• MATERIAL FOR THE TASK:
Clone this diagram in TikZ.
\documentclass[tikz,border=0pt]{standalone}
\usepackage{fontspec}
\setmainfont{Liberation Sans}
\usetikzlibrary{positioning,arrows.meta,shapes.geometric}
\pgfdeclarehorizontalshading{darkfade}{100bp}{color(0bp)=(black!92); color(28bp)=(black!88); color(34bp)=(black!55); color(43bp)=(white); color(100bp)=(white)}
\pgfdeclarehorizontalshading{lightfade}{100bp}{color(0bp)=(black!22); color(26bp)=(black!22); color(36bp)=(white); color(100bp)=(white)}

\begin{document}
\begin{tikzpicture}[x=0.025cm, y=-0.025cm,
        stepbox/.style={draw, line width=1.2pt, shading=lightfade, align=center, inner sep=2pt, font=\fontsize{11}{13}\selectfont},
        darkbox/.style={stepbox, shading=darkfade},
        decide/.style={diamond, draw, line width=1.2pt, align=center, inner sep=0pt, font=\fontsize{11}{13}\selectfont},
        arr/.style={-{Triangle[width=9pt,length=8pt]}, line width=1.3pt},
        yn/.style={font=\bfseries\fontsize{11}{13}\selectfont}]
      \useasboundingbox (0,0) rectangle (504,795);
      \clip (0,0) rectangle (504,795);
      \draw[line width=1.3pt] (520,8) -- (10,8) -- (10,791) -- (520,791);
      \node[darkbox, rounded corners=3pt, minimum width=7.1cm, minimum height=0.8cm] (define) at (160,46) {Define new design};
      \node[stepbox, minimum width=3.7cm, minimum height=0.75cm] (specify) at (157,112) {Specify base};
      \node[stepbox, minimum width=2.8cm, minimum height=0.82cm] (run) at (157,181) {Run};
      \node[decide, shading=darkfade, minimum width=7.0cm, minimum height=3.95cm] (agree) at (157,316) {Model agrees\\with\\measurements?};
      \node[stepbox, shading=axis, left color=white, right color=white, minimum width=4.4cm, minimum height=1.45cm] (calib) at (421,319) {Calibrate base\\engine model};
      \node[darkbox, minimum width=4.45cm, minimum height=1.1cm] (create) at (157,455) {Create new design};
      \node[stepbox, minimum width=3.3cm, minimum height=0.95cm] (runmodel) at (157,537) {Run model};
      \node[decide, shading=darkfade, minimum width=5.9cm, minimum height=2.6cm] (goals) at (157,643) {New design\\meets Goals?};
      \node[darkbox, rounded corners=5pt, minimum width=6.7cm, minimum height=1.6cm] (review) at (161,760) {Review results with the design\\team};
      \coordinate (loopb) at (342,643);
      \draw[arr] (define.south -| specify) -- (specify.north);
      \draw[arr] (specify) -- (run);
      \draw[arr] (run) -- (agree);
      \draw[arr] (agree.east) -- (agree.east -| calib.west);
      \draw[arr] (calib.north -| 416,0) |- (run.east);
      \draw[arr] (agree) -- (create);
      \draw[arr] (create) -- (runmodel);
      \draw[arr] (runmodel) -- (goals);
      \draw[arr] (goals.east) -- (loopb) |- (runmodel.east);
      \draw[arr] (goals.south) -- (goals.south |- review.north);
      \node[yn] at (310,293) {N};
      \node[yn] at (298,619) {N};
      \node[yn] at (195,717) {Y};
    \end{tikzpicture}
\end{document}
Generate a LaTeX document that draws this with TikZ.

• TASK REQUIREMENTS: Retype each record exactly, leaving nothing out.

• SOLUTION TO THIS EXERCISE:
Clone this diagram in TikZ.
\documentclass[tikz,border=0pt]{standalone}
\usepackage{fontspec}
\setmainfont{Liberation Sans}
\usetikzlibrary{positioning,arrows.meta,shapes.geometric}
\pgfdeclarehorizontalshading{darkfade}{100bp}{color(0bp)=(black!92); color(28bp)=(black!88); color(34bp)=(black!55); color(43bp)=(white); color(100bp)=(white)}
\pgfdeclarehorizontalshading{lightfade}{100bp}{color(0bp)=(black!22); color(26bp)=(black!22); color(36bp)=(white); color(100bp)=(white)}

\begin{document}
\begin{tikzpicture}[x=0.025cm, y=-0.025cm,
        stepbox/.style={draw, line width=1.2pt, shading=lightfade, align=center, inner sep=2pt, font=\fontsize{11}{13}\selectfont},
        darkbox/.style={stepbox, shading=darkfade},
        decide/.style={diamond, draw, line width=1.2pt, align=center, inner sep=0pt, font=\fontsize{11}{13}\selectfont},
        arr/.style={-{Triangle[width=9pt,length=8pt]}, line width=1.3pt},
        yn/.style={font=\bfseries\fontsize{11}{13}\selectfont}]
      \useasboundingbox (0,0) rectangle (504,795);
      \clip (0,0) rectangle (504,795);
      \draw[line width=1.3pt] (520,8) -- (10,8) -- (10,791) -- (520,791);
      \node[darkbox, rounded corners=3pt, minimum width=7.1cm, minimum height=0.8cm] (define) at (160,46) {Define new design};
      \node[stepbox, minimum width=3.7cm, minimum height=0.75cm] (specify) at (157,112) {Specify base};
      \node[stepbox, minimum width=2.8cm, minimum height=0.82cm] (run) at (157,181) {Run};
      \node[decide, shading=darkfade, minimum width=7.0cm, minimum height=3.95cm] (agree) at (157,316) {Model agrees\\with\\measurements?};
      \node[stepbox, shading=axis, left color=white, right color=white, minimum width=4.4cm, minimum height=1.45cm] (calib) at (421,319) {Calibrate base\\engine model};
      \node[darkbox, minimum width=4.45cm, minimum height=1.1cm] (create) at (157,455) {Create new design};
      \node[stepbox, minimum width=3.3cm, minimum height=0.95cm] (runmodel) at (157,537) {Run model};
      \node[decide, shading=darkfade, minimum width=5.9cm, minimum height=2.6cm] (goals) at (157,643) {New design\\meets Goals?};
      \node[darkbox, rounded corners=5pt, minimum width=6.7cm, minimum height=1.6cm] (review) at (161,760) {Review results with the design\\team};
      \coordinate (loopb) at (342,643);
      \draw[arr] (define.south -| specify) -- (specify.north);
      \draw[arr] (specify) -- (run);
      \draw[arr] (run) -- (agree);
      \draw[arr] (agree.east) -- (agree.east -| calib.west);
      \draw[arr] (calib.north -| 416,0) |- (run.east);
      \draw[arr] (agree) -- (create);
      \draw[arr] (create) -- (runmodel);
      \draw[arr] (runmodel) -- (goals);
      \draw[arr] (goals.east) -- (loopb) |- (runmodel.east);
      \draw[arr] (goals.south) -- (goals.south |- review.north);
      \node[yn] at (310,293) {N};
      \node[yn] at (298,619) {N};
      \node[yn] at (195,717) {Y};
    \end{tikzpicture}
\end{document}
Generate a LaTeX document that draws this with TikZ.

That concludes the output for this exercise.